July 2016 Soybean Charts

The May 23rd timeline is shaping out to be a pivot swing low. Support was at 1043.75 and resistance along the natural 0.428 price per bar scale. A close above 1097 on Tuesday would point to price reaching 1110 at a minimum this week. Additional overhead resistance is at 1140 then at 1164.75. We also have a cycle timeline of June 9-10 for a potential high to come in.

The chart at right shows the details of our point of control with it respective zones on either side of it. 904 ½ had been holding all of last week but the next area beyond it is 979 ½. The 1st line of resistance would be a 936 ¾ but if there is enough momentum we could very well see the zone 2 high price level reached.

November 2016 Soybean Charts

November Beans bottomed at the projected support level that we shared with you last week at 1021.50. It was able to close above the node level/180 degree mark of 1053.75 at the end of the week and could make a move to 1085.50 this week. Above 1086 key resistance would be at 1120 and we do not anticipate that price can make it much higher than 1120 but it is not wise to fight the trend.

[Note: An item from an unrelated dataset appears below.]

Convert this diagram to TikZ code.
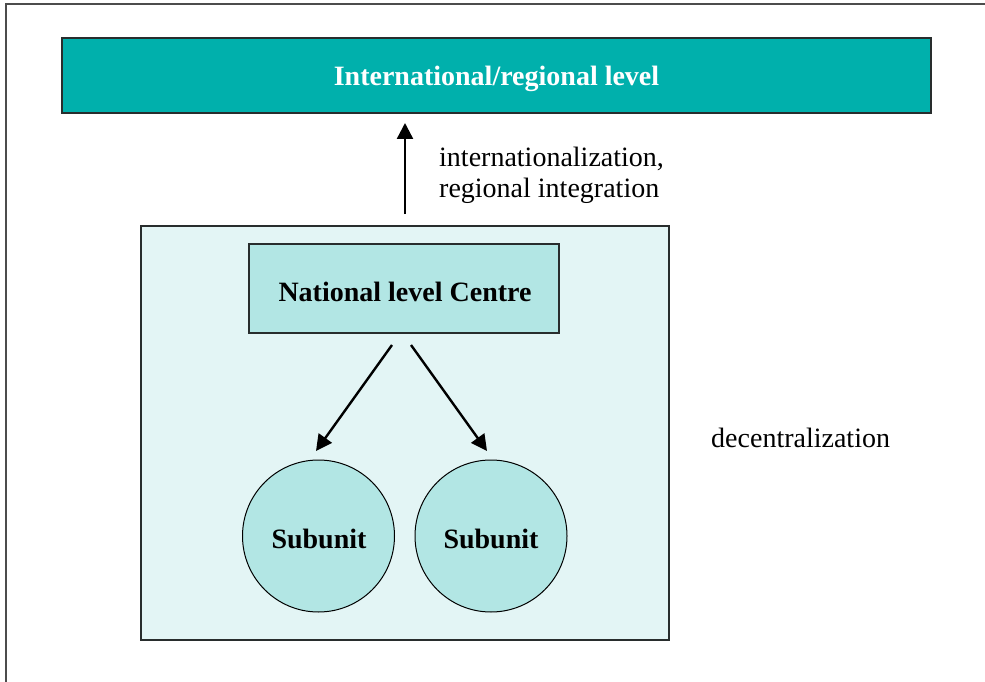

The point of control remains 960 with the next two levels above at 1027.75 and 1065.25. A close above 1065 this week would point toward continued near term strength. Last week we thought that price would find support at 1000 or higher and the week’s low came in at 1018. We are looking for price to reach 1070 this week.

Wheat

Just when it appears that the Wheat market was finally headed for a major plunge futures prices mounted a surprise rally and closed the week up 13.75 cents (2.94%) for the week. All of the gain for the week came at the hands of a massive rally on Thursday. Weeks like this are really gifts to producers that missed out on pricing near these levels previously. The combined Index Fund and Hedge Fund net fund ownership of Corn & Soybeans and Wheat (Chicago and Kansas City) on May 24th was $25.8 billion which was up $0.4 billion on the week and up 384% year over year. Wheat futures were the beneficiary of funds having a strong appetite for the commodity sector. Producers have been producing more Wheat than the market usages has been able to take in. Until the fundamentals change we remain cautious when rallies approach resistance.
July 2016 Wheat Charts
The July Wheat has now been trading in a steady range between 455 and 487. We thought that price might finally break down but the markets have other plans. Price was not able to breach the 455 mark and instead turn back up toward 487. The race is one to see which side of the trading band is broken 1st.
The price levels of 457.75 returned and proved to be exact support last week. We failed to post a close below and thereby moved up instead. Point of control is at 482.50 with the closing price for the week ending at 481.50. This week a close above 491 could lead to an advance that tests the 500 to 505 range.

Crude Oil

July Crude gained another 0.92 (1.90%) cents per barrel last week. Posting a close above 54.50 prior to breaking 43 would signal that the bear market run is perhaps over and that Crude is poised to continue to advance or at the very least consolidate sideways. Its 1st brush at 50 on Thursday was met with some resistance as prices retreated the following day.

The Russian Energy Minister is said to potentially be meeting with the Saudi Energy Minister as well as ministers of other nations. Speculation has it that the meeting may occur around the time of the G20 meeting scheduled for June 30th.

July 2016 Crude Oil
The operating key resistance level for last week was 50.15 and it remains an important level this week. Overhead there is additional resistance at 51.53 then at 53.33/53.75. Price are right inside of a projected potential wave 5 top area but we still would like additional confirmation. Downside levels for support rest at 46.70 and 44.70.